2.The company typically sold 10-15 % of their overall production to the CPC and pigment segment. India has 4 or 5 plants for CPC pigments out of which 3-4 were shut down for 1-2 months post the anti-dumping duty enforced by China and though
they have begun operations right now, the demand is only 50-60% of what it was before the shutdown.
3. The US introduced an antidumping duty of 400% on unsaturated polyester resins(UPR) in October 2023 and since UPR is a major market for PAN, the increase in antidumping duty led to a further decrease in PAN demand.
The company is expecting good demand for its PAN from February 2023 as the US withdrew the anti dumping duty on PAN in December 2023.
4. Revenues from non-phthalic anhydride business were Rs 129 crore vs Rs 40 crore in the previous quarter. The company has more than Rs 300 crore of cash in the balance sheet.
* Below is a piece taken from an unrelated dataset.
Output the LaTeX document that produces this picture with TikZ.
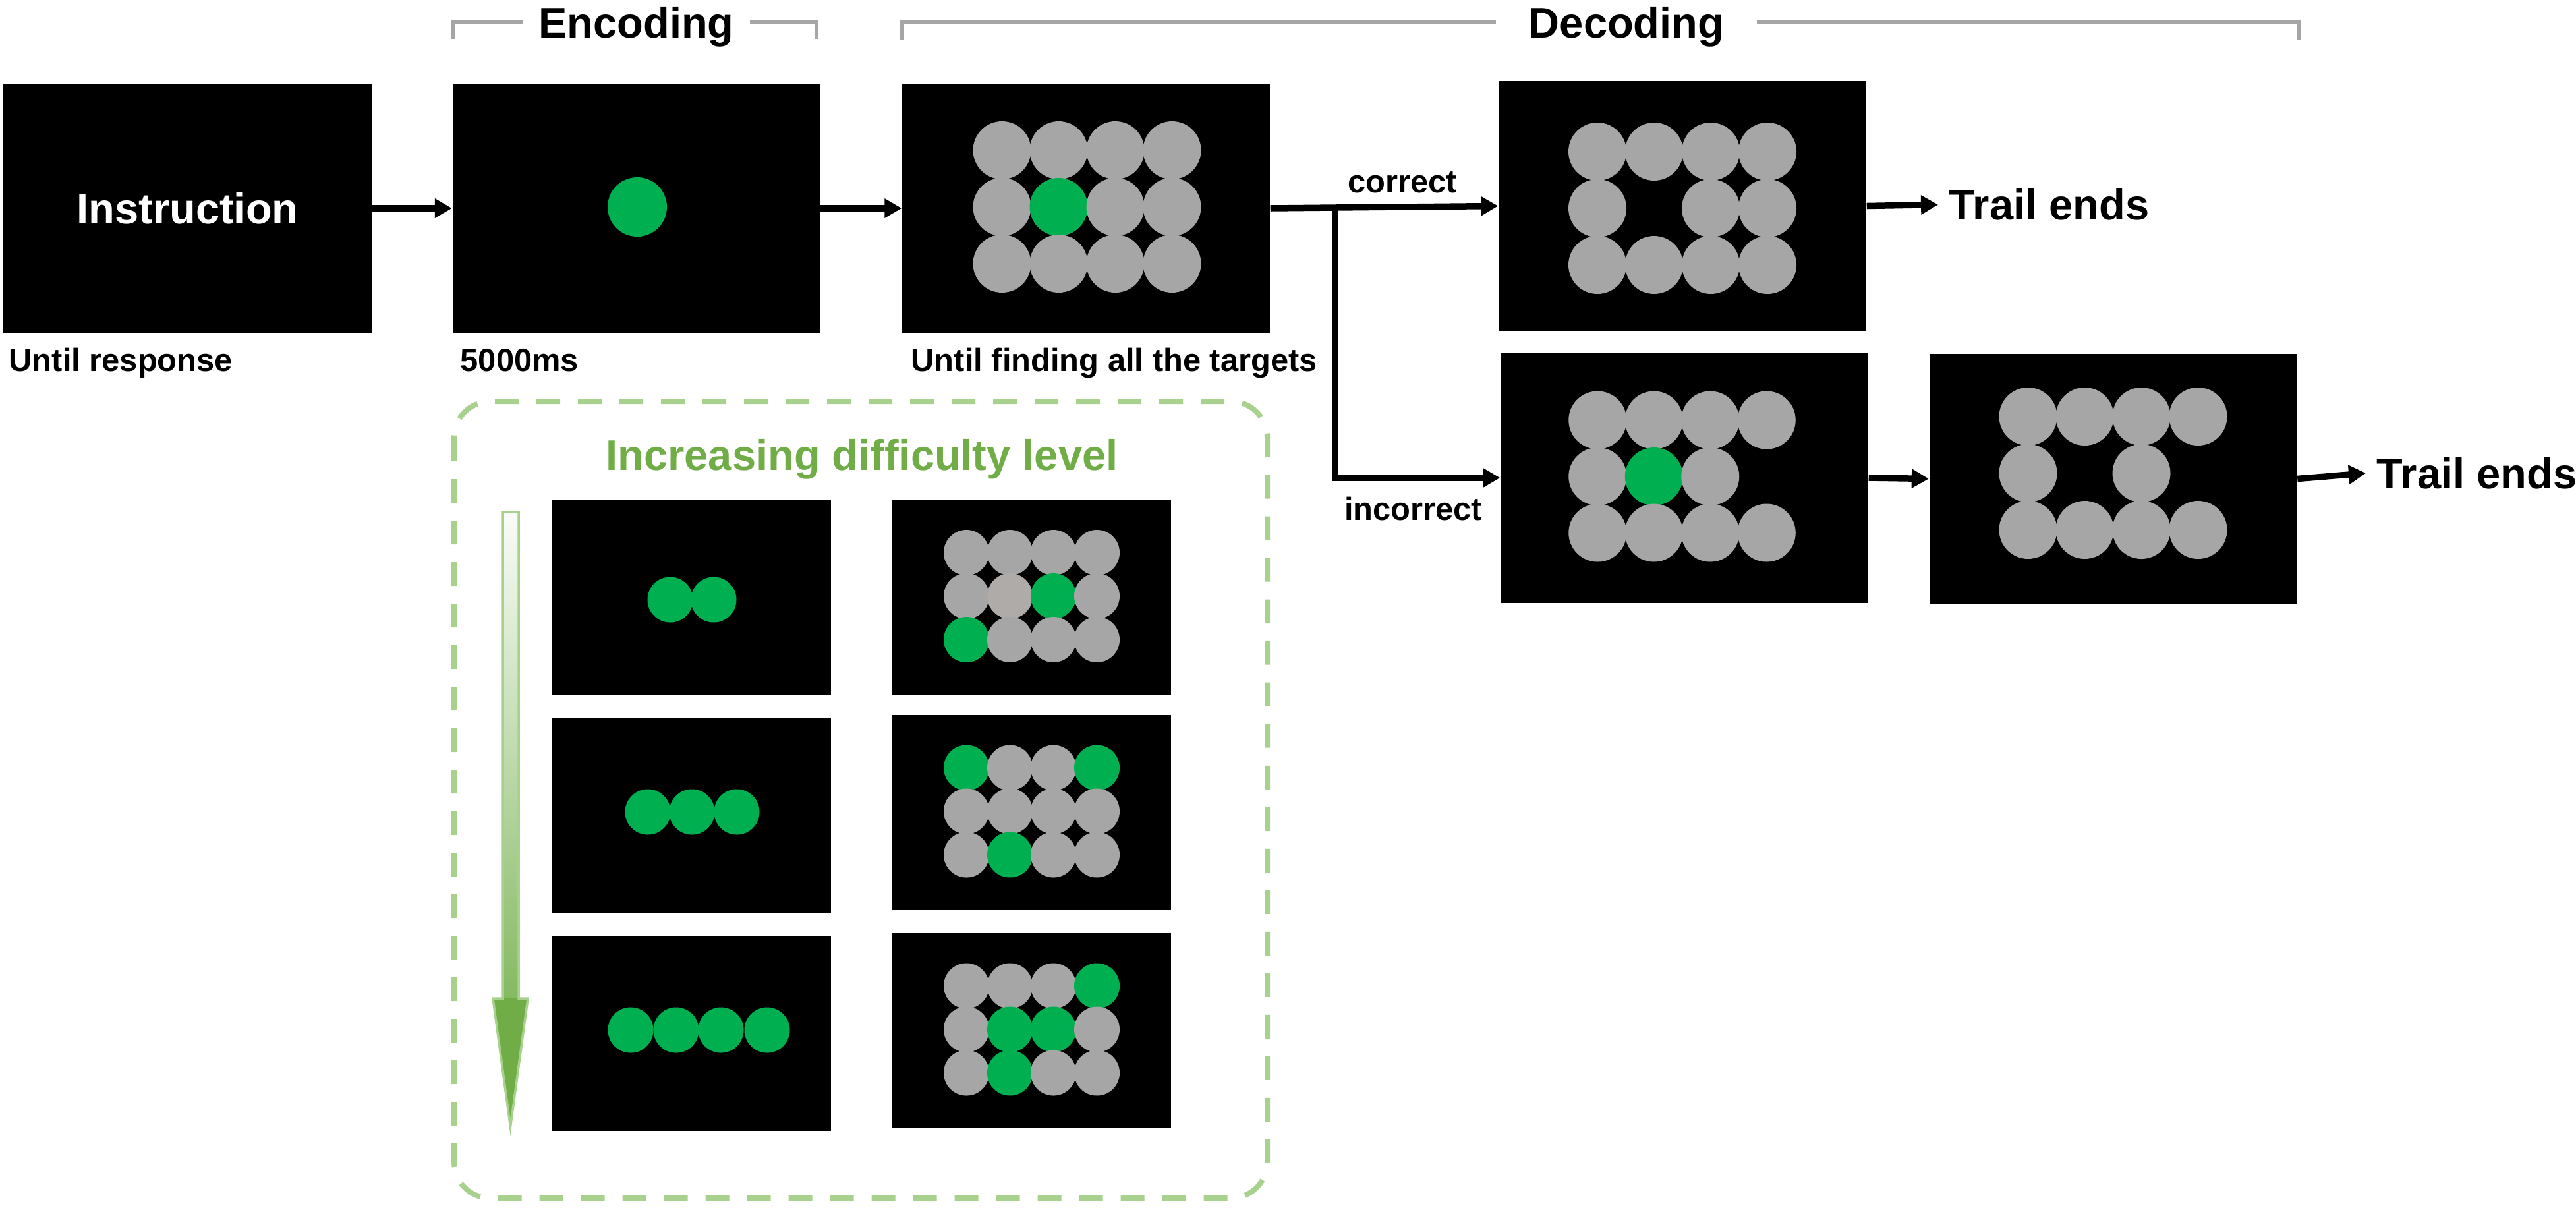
\documentclass[tikz,border=0pt]{standalone}
\usepackage{fontspec}
\setmainfont{Liberation Sans}
\usetikzlibrary{arrows.meta}
\definecolor{gy}{HTML}{A6A6A6}
\definecolor{gl}{HTML}{AEABA9}
\definecolor{gn}{HTML}{00B050}
\definecolor{lgreen}{HTML}{A9D18E}
\definecolor{dgreen}{HTML}{70AD47}
\newcommand{\txtbig}{\bfseries\fontsize{18.5}{22}\selectfont}
\newcommand{\txtsmall}{\bfseries\fontsize{13.9}{16}\selectfont}
% grid of 4x3 dots: centre x, centre y, step, radius, rows of colours
\newcommand{\dotgrid}[5]{%
  \foreach \row [count=\j from 0] in {#5} {
    \foreach \k [count=\i from 0] in \row
      \path[fill=\k] ({#1+(\i-1.5)*#3},{#2-(\j-1)*#3}) circle (#4);
  }}
\begin{document}
\begin{tikzpicture}[x=1cm,y=1cm,>={Triangle[length=0.26cm,width=0.28cm]},
  screen/.style={fill=black,minimum width=5.58cm,minimum height=3.79cm,inner sep=0,text=white,font=\txtbig},
  mini/.style={fill=black,minimum width=4.23cm,minimum height=2.96cm,inner sep=0},
  lab/.style={inner sep=0,font=\txtsmall},
  flow/.style={->,line width=0.095cm},
  brk/.style={gy,line width=0.06cm}]
\useasboundingbox (0,0) rectangle (39.09,-18.32);

% main screens
\node[screen] (b1) at (2.845,-3.16) {Instruction};
\node[screen] (b2) at (9.655,-3.16) {};
\node[screen] (b3) at (16.48,-3.16) {};
\node[screen] (b4) at (25.53,-3.125) {};
\node[screen] (b5) at (25.56,-7.25) {};
\node[screen] (b6) at (32.065,-7.265) {};

\fill[gn] (9.67,-3.14) circle (0.45);
\dotgrid{16.495}{-3.14}{0.86}{0.44}{{gy,gy,gy,gy},{gy,gn,gy,gy},{gy,gy,gy,gy}}
\dotgrid{25.53}{-3.16}{0.86}{0.44}{{gy,gy,gy,gy},{gy,none,gy,gy},{gy,gy,gy,gy}}
\dotgrid{25.525}{-7.23}{0.855}{0.44}{{gy,gy,gy,gy},{gy,gn,gy,none},{gy,gy,gy,gy}}
\dotgrid{32.065}{-7.18}{0.86}{0.44}{{gy,gy,gy,gy},{gy,none,gy,none},{gy,gy,gy,gy}}

% phase brackets
\node[lab,font=\txtbig,anchor=base] (enc) at (9.655,-0.57) {Encoding};
\draw[brk] (6.88,-0.59) |- (7.93,-0.33);
\draw[brk] (11.38,-0.33) -| (12.39,-0.59);
\node[lab,font=\txtbig,anchor=base] (dec) at (24.68,-0.57) {Decoding};
\draw[brk] (13.69,-0.60) |- (22.70,-0.335);
\draw[brk] (26.66,-0.335) -| (34.89,-0.61);

% timing labels
\node[lab,anchor=base west] (t1) at (0.13,-5.63) {Until response};
\node[lab,anchor=base west] (t2) at (6.98,-5.63) {5000ms};
\node[lab,anchor=base west] (t3) at (13.82,-5.63) {Until finding all the targets};
\node[lab,anchor=base] (ok) at (21.28,-2.92) {correct};
\node[lab,anchor=base] (nok) at (21.445,-7.89) {incorrect};
\node[lab,font=\txtbig,anchor=west,inner xsep=0.16cm] (end1) at (29.41,-3.105) {Trail ends};
\node[lab,font=\txtbig,anchor=west,inner xsep=0.16cm] (end2) at (35.90,-7.18) {Trail ends};

% flow
\coordinate (split) at (20.26,-3.16);
\draw[flow] (b1.east) -- (b2.west);
\draw[flow] (b2.east) -- (b3.west);
\draw[flow] (b3.east) -- (b4.west);
\draw[flow] (split) |- (b5.west);
\draw[flow] (b4.east) -- (end1.west);
\draw[flow] (b5.east) -- (b6.west);
\draw[flow] (b6.east) -- (end2.west);

% difficulty panel
\draw[lgreen,line width=0.08cm,dash pattern=on 0.36cm off 0.27cm,rounded corners=0.55cm]
  (6.89,-6.09) rectangle (19.23,-18.18);
\node[lab,font=\txtbig,text=dgreen,anchor=base] (lvl) at (13.08,-7.13) {Increasing difficulty level};

\node[mini] (s1) at (10.495,-9.07) {};
\node[mini] (s2) at (10.495,-12.37) {};
\node[mini] (s3) at (10.495,-15.68) {};
\node[mini] (r1) at (15.655,-9.055) {};
\node[mini] (r2) at (15.655,-12.325) {};
\node[mini] (r3) at (15.655,-15.64) {};

\foreach \x in {10.17,10.83} \fill[gn] (\x,-9.10) circle (0.345);
\foreach \x in {9.83,10.50,11.18} \fill[gn] (\x,-12.32) circle (0.345);
\foreach \x in {9.57,10.26,10.94,11.64} \fill[gn] (\x,-15.63) circle (0.345);
\dotgrid{15.655}{-9.045}{0.66}{0.345}{{gy,gy,gy,gy},{gy,gl,gn,gy},{gn,gy,gy,gy}}
\dotgrid{15.655}{-12.31}{0.66}{0.345}{{gn,gy,gy,gn},{gy,gy,gy,gy},{gy,gn,gy,gy}}
\dotgrid{15.655}{-15.62}{0.66}{0.345}{{gy,gy,gy,gn},{gy,gn,gn,gy},{gy,gn,gy,gy}}

% gradient arrow
\shade[top color=dgreen!4,bottom color=dgreen!85] (7.63,-7.77) rectangle (7.87,-15.15);
\fill[dgreen] (7.48,-15.15) -- (8.01,-15.15) -- (7.745,-17.10) -- cycle;
\draw[lgreen,line width=0.035cm] (7.63,-7.77) -- (7.87,-7.77) -- (7.87,-15.15) -- (8.01,-15.15)
  -- (7.745,-17.10) -- (7.48,-15.15) -- (7.63,-15.15) -- cycle;
\end{tikzpicture}
\end{document}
-The company made Rs 15 crores each from maleic anhydride(MAN) and diethyl phthalate(DEP) which form part of the non-phthalic anhydride business.
-The demand for MAN was weak as China put up capacities for BDO, PBT and PBAT which use MAN as a precursor. China has also been
selling a lot of MAN in the international market which led to a compression in margins. The pricing for MAN has however improved from Rs 800-900/kg to Rs 1100 to Rs 1200/kg.
-The company is expecting Rs 100 crores from MAN on an annualized basis once the demand for MAN improves.
5. The management is confident of achieving the target of Rs 430 crore from non-PAN products by FY25 which will be almost 30% of revenue contribution from non-PAN business.The long-term target of the management is to get 50% of revenues from these products.
-The company typically sells 50-51K tons however, they sold 46000 MTPA in this quarter which was an 8-9% decline on a Q-o-Q basis as there was a 10 day shutdown for one unit and a 15 day shutdown of another unit so as to hook up with them for PA-5.
-The company expects to get back to normal volumes by the next quarter.
6. The company has incorporated the wholly owned subsidiary IGPL International Ltd for manufacturing downstream derivatives, marketing of PAN and sourcing of orthoxylene(OX).
The company is on track to commission its PA-5 unit which will manufacture Phthalic anhydride(PAN),
MAN and Benzoic acid by March 2024. The total PAN,MAN and benzoic acid capacity of the company will increase to 2,75,100 MTPA, 9160 MTPA and 1250 MTPA respectively once this capacity comes online.
7. The cost of producing PAN in this new PA-5 facility will be 15-20% lower than the existing facilities as all the phthalic plants of the company are in the same location. The blended cost of production would be 5-7% lower than the existing cost and the conversion cost will
decrease from $80 to 100 to $70 to 75.
8. The company has spent Rs 150 crores for PA-5 and the project is almost 80-85% complete.
Along with PA-5, the company is working on 2-3 projects which are yet to be approved by the company board of directors.